One application for the purchase of plots in McKenna Lane for the development of houses, was originally received by the municipality in May 2015. Another one for property in Pescodia for the establishment of a business, also dates back more than three years ago.

One application for a site between Mondile Street and Strange Nkosi Street dates back to 2006. In a letter from the developer to the municipality, which is dated September 2015, the applicant points out that he applied for the site in 2006 and 2008. “We received a letter that stated that we can build but later we received another letter that we must not build,” the applicant points out in his letter.

“Building materials were bought and we are afraid that it is getting damaged and rusted. We already forfeited R500 000 from our sponsors for the first stage of the building last year. They have only given us this year to build so it will also be forfeited.”

The application was for a church for the community that could also have been used as a one-stop centre and a crèche. The ground was valued in 2015 at R1.2 million.

An application by a city resident to purchase the alley behind his house to improve security is still on the agenda after five years.
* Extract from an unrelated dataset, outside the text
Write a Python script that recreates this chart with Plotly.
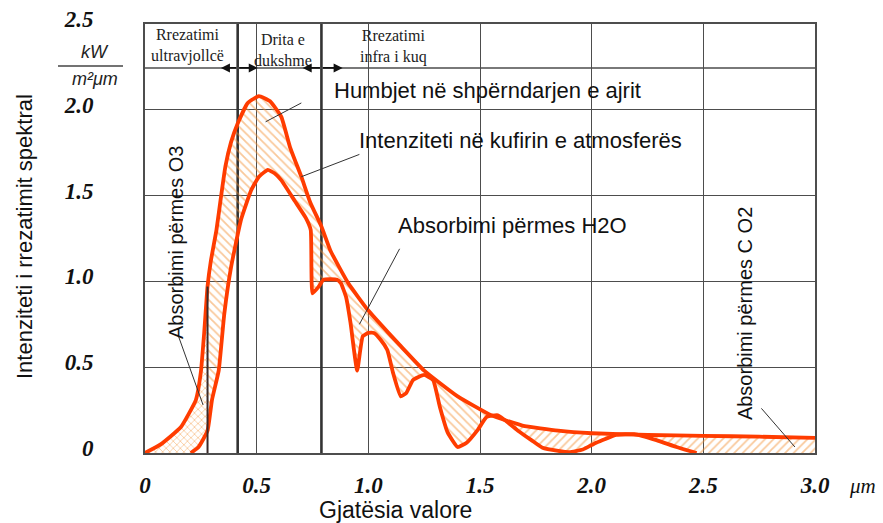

The original application was received in 2013.

Another item that has repeatedly been on the agenda of the Spelum Committee for almost 10 years is that of the old DFA building.

A notice of motion to evict the tenant from the building will be heard in the Northern Cape High Court later this month.


An application to lease the building for the purposes of operating a nightclub/sportsman’s bar was originally received by the municipality in 2009. The matter was debated backwards and forwards for years on end, without a lease agreement ever being signed or a monthly rental stipulated by the municipality.

It is estimated that there is currently a total rental liability on the building of R450 000 based on a proposed retail of R5 000 from December 1 2009 till June 30 2017 (90 months).

The future use of the building has still not been determined.

Last year, nine employees in the town planning department of the municipality were suspended and two private companies were appointed for a period of 12 months, from April 2017 to April this year at a total cost of around R1.4 million, to ensure continuity in the section.

It was pointed out at the time that the companies appointed would also assist in the technical capacitation for the processing of building plans.

Municipal spokesperson, Sello Matsie, said yesterday that of the nine employees in the town planning section who were suspended, three were dismissed and three were given written warnings. “One case is still pending, while two employees passed away.”

He also confirmed that the municipality was still making use of the two private companies at the pre-agreed cost in terms of the agreement of R130 000 a month.

“The municipality receives an average of around 100 applications for alienations a year.”

He added that around 75% of the current applications were in the process of being attended to, while the remainder had been submitted to the committee for approval or disapproval.

“This includes applications for the leasing of municipal-owned ground as well as the purchasing of land and rezoning.”

Matsie stated further that the reason for the few applications processed last year could be attributed to the staffing issues in the specific department. “There was a backlog which we are dealing with currently.”

The spokesperson pointed out further that the number of applications for the acquisition of municipal land had increased following the growth of the city.